Peter is saying, “You all, keep your hope wholly set on Jesus. In awareness of your true identity, act correspondingly and consistently holy. Since you know trials are coming, be ready, knowing that Jesus has the victory. Since you know you belong to God and not to the world, brace yourselves to stand out. Since the world is dark and you are light, be prepared to shine. And since you suffer at the hands of hostility, be set on praising God and living a righteous life in the midst of it.” These are words of disciplined and decisive action.

My more literal and wooden translation of verse 13 is, “Therefore, having girded up the loins of your minds, and being sober-minded, fully set your hope upon the grace being brought to you at the revelation of Jesus Christ.”

Let’s break this down. In the Ancient Near East, when people spoke about parts of our humanity like “the mind,” “the soul,” or “the heart,” they didn’t compartmentalize each section, assigning it an individual and unrelated function as we often do now. Modern expressions like “my head says ‘no,’ but my heart says ‘yes’” would have been highly irregular in their conversations (though in Romans 7:15–25 there is some wrestling with trying to harmonize our faculties). One could speak of the mind’s (and not just the heart’s) desires. Each part was representative of the whole, integrated person. Thus, “preparing your minds for action” signifies being wholly ready—mind, soul, heart, and body—in your full person.

“Girding up your loins,” while a comical phrase, is an interesting and illustrative word-picture. In the culture of the day, men wore tunics with fabric often flowing down to the ankles. The long and weighty garments could hinder men from heavy labor, running, or fighting in battle. So, to gain mobility, the fabric was gathered above the knee, wrapped around the legs, and then secured near the loins. It was a physical preparation made to accomplish strenuous work—the ancient way of saying, “Roll up your sleeves.”

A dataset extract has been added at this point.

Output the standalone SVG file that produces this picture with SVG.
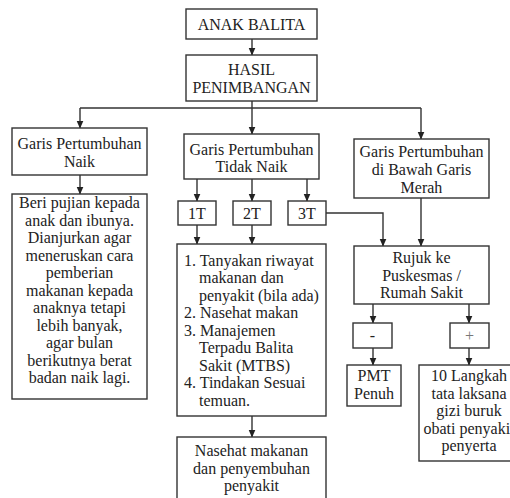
<svg xmlns="http://www.w3.org/2000/svg" width="510" height="498" viewBox="0 0 510 498">
<defs>
  <marker id="ah" markerUnits="userSpaceOnUse" markerWidth="8" markerHeight="8" viewBox="0 0 8 8" refX="7.5" refY="4" orient="auto">
    <path d="M0,0.5 L8,4 L0,7.5 z" fill="#222"/>
  </marker>
</defs>
<rect width="510" height="498" fill="#fff"/>

<g id="connectors" fill="none" stroke="#333" stroke-width="1.4">
  <line x1="252" y1="39" x2="252" y2="55" marker-end="url(#ah)"/>
  <line x1="252" y1="101" x2="252" y2="108"/>
  <line x1="80" y1="108" x2="421" y2="108"/>
  <line x1="80" y1="108" x2="80" y2="128" marker-end="url(#ah)"/>
  <line x1="252" y1="108" x2="252" y2="134" marker-end="url(#ah)"/>
  <line x1="421" y1="108" x2="421" y2="139" marker-end="url(#ah)"/>
  <line x1="80" y1="175" x2="80" y2="194" marker-end="url(#ah)"/>
  <line x1="197" y1="179" x2="197" y2="201" marker-end="url(#ah)"/>
  <line x1="252" y1="179" x2="252" y2="201" marker-end="url(#ah)"/>
  <line x1="307" y1="179" x2="307" y2="201" marker-end="url(#ah)"/>
  <line x1="197" y1="225" x2="197" y2="244" marker-end="url(#ah)"/>
  <line x1="252" y1="225" x2="252" y2="244" marker-end="url(#ah)"/>
  <path d="M326,213 H383 V246" marker-end="url(#ah)"/>
  <line x1="421" y1="198" x2="421" y2="246" marker-end="url(#ah)"/>
  <line x1="252" y1="416" x2="252" y2="437" marker-end="url(#ah)"/>
  <line x1="373" y1="304" x2="373" y2="323" marker-end="url(#ah)"/>
  <line x1="469" y1="304" x2="469" y2="323" marker-end="url(#ah)"/>
  <line x1="373" y1="348" x2="373" y2="365" marker-end="url(#ah)"/>
  <line x1="469" y1="348" x2="469" y2="365" marker-end="url(#ah)"/>
</g>

<g id="nodes" fill="#222" text-anchor="middle">
<g id="anak-balita">
  <rect x="186" y="9" width="131" height="30" fill="#fff" stroke="#333" stroke-width="1.4"/>
  <text x="251.5" y="30" font-family="Liberation Serif" font-size="16">ANAK BALITA</text>
</g>
<g id="hasil-penimbangan">
  <rect x="186" y="55" width="131" height="46" fill="#fff" stroke="#333" stroke-width="1.4"/>
  <text x="251.5" y="75" font-family="Liberation Serif" font-size="16">HASIL</text>
  <text x="251.5" y="92.5" font-family="Liberation Serif" font-size="16">PENIMBANGAN</text>
</g>
<g id="gp-naik">
  <rect x="12" y="128" width="135" height="47" fill="#fff" stroke="#333" stroke-width="1.4"/>
  <text x="79.5" y="149" font-family="Liberation Serif" font-size="16">Garis Pertumbuhan</text>
  <text x="79.5" y="166.5" font-family="Liberation Serif" font-size="16">Naik</text>
</g>
<g id="gp-tidak-naik">
  <rect x="184" y="134" width="135" height="45" fill="#fff" stroke="#333" stroke-width="1.4"/>
  <text x="251.5" y="155" font-family="Liberation Serif" font-size="16">Garis Pertumbuhan</text>
  <text x="251.5" y="172" font-family="Liberation Serif" font-size="16">Tidak Naik</text>
</g>
<g id="gp-bgm">
  <rect x="354" y="139" width="135" height="59" fill="#fff" stroke="#333" stroke-width="1.4"/>
  <text x="421.5" y="157" font-family="Liberation Serif" font-size="16">Garis Pertumbuhan</text>
  <text x="421.5" y="175" font-family="Liberation Serif" font-size="16">di Bawah Garis</text>
  <text x="421.5" y="192.5" font-family="Liberation Serif" font-size="16">Merah</text>
</g>
<g id="beri-pujian">
  <rect x="12" y="194" width="135" height="205" fill="#fff" stroke="#333" stroke-width="1.4"/>
  <text x="79.5" y="208" font-family="Liberation Serif" font-size="16">Beri pujian kepada</text>
  <text x="79.5" y="225.5" font-family="Liberation Serif" font-size="16">anak dan ibunya.</text>
  <text x="79.5" y="243" font-family="Liberation Serif" font-size="16">Dianjurkan agar</text>
  <text x="79.5" y="260.5" font-family="Liberation Serif" font-size="16">meneruskan cara</text>
  <text x="79.5" y="278" font-family="Liberation Serif" font-size="16">pemberian</text>
  <text x="79.5" y="295.5" font-family="Liberation Serif" font-size="16">makanan kepada</text>
  <text x="79.5" y="313" font-family="Liberation Serif" font-size="16">anaknya tetapi</text>
  <text x="79.5" y="330.5" font-family="Liberation Serif" font-size="16">lebih banyak,</text>
  <text x="79.5" y="348" font-family="Liberation Serif" font-size="16">agar bulan</text>
  <text x="79.5" y="365.5" font-family="Liberation Serif" font-size="16">berikutnya berat</text>
  <text x="79.5" y="383" font-family="Liberation Serif" font-size="16">badan naik lagi.</text>
</g>
<g id="t1">
  <rect x="178" y="201" width="38" height="24" fill="#fff" stroke="#333" stroke-width="1.4"/>
  <text x="197" y="219" font-family="Liberation Serif" font-size="16">1T</text>
</g>
<g id="t2">
  <rect x="233" y="201" width="38" height="24" fill="#fff" stroke="#333" stroke-width="1.4"/>
  <text x="252" y="219" font-family="Liberation Serif" font-size="16">2T</text>
</g>
<g id="t3">
  <rect x="288" y="201" width="38" height="24" fill="#fff" stroke="#333" stroke-width="1.4"/>
  <text x="307" y="219" font-family="Liberation Serif" font-size="16">3T</text>
</g>
<g id="tindakan" text-anchor="start">
  <rect x="177" y="244" width="149" height="172" fill="#fff" stroke="#333" stroke-width="1.4"/>
  <text x="184" y="265.5" font-family="Liberation Serif" font-size="16">1. Tanyakan riwayat</text>
  <text x="199" y="283" font-family="Liberation Serif" font-size="16">makanan dan</text>
  <text x="199" y="300.5" font-family="Liberation Serif" font-size="16">penyakit (bila ada)</text>
  <text x="184" y="318" font-family="Liberation Serif" font-size="16">2. Nasehat makan</text>
  <text x="184" y="335.5" font-family="Liberation Serif" font-size="16">3. Manajemen</text>
  <text x="199" y="353" font-family="Liberation Serif" font-size="16">Terpadu Balita</text>
  <text x="199" y="370.5" font-family="Liberation Serif" font-size="16">Sakit (MTBS)</text>
  <text x="184" y="388" font-family="Liberation Serif" font-size="16">4. Tindakan Sesuai</text>
  <text x="199" y="405.5" font-family="Liberation Serif" font-size="16">temuan.</text>
</g>
<g id="nasehat">
  <rect x="177" y="437" width="149" height="70" fill="#fff" stroke="#333" stroke-width="1.4"/>
  <text x="251.5" y="456" font-family="Liberation Serif" font-size="16">Nasehat makanan</text>
  <text x="251.5" y="473.5" font-family="Liberation Serif" font-size="16">dan penyembuhan</text>
  <text x="251.5" y="491" font-family="Liberation Serif" font-size="16">penyakit</text>
</g>
<g id="rujuk">
  <rect x="354" y="246" width="135" height="58" fill="#fff" stroke="#333" stroke-width="1.4"/>
  <text x="421.5" y="263" font-family="Liberation Serif" font-size="16">Rujuk ke</text>
  <text x="421.5" y="280.5" font-family="Liberation Serif" font-size="16">Puskesmas /</text>
  <text x="421.5" y="298" font-family="Liberation Serif" font-size="16">Rumah Sakit</text>
</g>
<g id="minus">
  <rect x="353" y="323" width="39" height="25" fill="#fff" stroke="#333" stroke-width="1.4"/>
  <text x="372.5" y="341" font-family="Liberation Serif" font-size="16">-</text>
</g>
<g id="plus">
  <rect x="450" y="323" width="39" height="25" fill="#fff" stroke="#333" stroke-width="1.4"/>
  <text x="469.5" y="341" font-family="Liberation Serif" font-size="16" fill="#777">+</text>
</g>
<g id="pmt-penuh">
  <rect x="347" y="365" width="54" height="41" fill="#fff" stroke="#333" stroke-width="1.4"/>
  <text x="374" y="381" font-family="Liberation Serif" font-size="16">PMT</text>
  <text x="374" y="398.5" font-family="Liberation Serif" font-size="16">Penuh</text>
</g>
<g id="langkah">
  <rect x="419" y="365" width="100" height="96" fill="#fff" stroke="#333" stroke-width="1.4"/>
  <text x="469" y="381" font-family="Liberation Serif" font-size="16">10 Langkah</text>
  <text x="469" y="398.5" font-family="Liberation Serif" font-size="16">tata laksana</text>
  <text x="469" y="416" font-family="Liberation Serif" font-size="16">gizi buruk</text>
  <text x="469" y="433.5" font-family="Liberation Serif" font-size="16">obati penyakit</text>
  <text x="469" y="451" font-family="Liberation Serif" font-size="16">penyerta</text>
</g>
</g>
</svg>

This proverbial “girding of the loins” links the first twelve verses of 1 Peter to the remainder of the letter. “Therefore,” or “since” you all know you are God’s and that you will endure trials, “get your minds ready for battle!” The rest of the letter instructs us how to do this, as we will see.

So, how do we gird the loins of our minds? First, by being aware and self-controlled. Peter calls this state of being “sober-mindedness,” referring to a broad concept of sobriety—namely, avoiding any obsessive, excessive, or abusive vices or actions that separate us from God, confuse our mission, or challenge our hope in God.

Amid life’s often discouraging and ongoing hardships, it is understandable that we want to escape or numb our pain, particularly the hurt we experience from long-term suffering, loneliness, hostility, ostracization, or persecution, like Peter’s readers were undergoing. However, any persons, behaviors, or substances that distract us from fixing our hope on Jesus will likely leave us in some sort of “stupor” and susceptible to outside forces, causing us to falter in our faith (cf. 1 Peter 5:8).

However, we are called to have minds that are sober, not somber. We are to strive for unhindered, glad hope in Jesus as we stay alert and await the future glory that will be ours in Christ. Jesus being “the object” of our hope is reason for gratitude and delight—not gloom and despondency!

Finally, with this preparation of our whole persons and our whole hope fixed on Jesus, we are to keep the end in mind. The second habit Dr. Stephen Covey prescribes in his book The 7 Habits of Highly Effective People is: “Begin with the end in mind.” Covey argues that, with a clear idea of the end result you want, you will make focused, clear decisions directed toward your destination.

The same principle is true for our lives as Christians.

Because we know the end—Jesus is coming back and the fullness of salvation will be ours—we can fully set, fix, and prepare every part of ourselves to be living for Christ, no matter what comes. We can actively build our lives toward this end.

There is to be no partial giving of ourselves to Jesus, but a wholehearted, holistic dependence on him and his promises. There is no other hope upon which to build a secure foundation than hope in Jesus Christ. Let’s fix our hope securely on him today.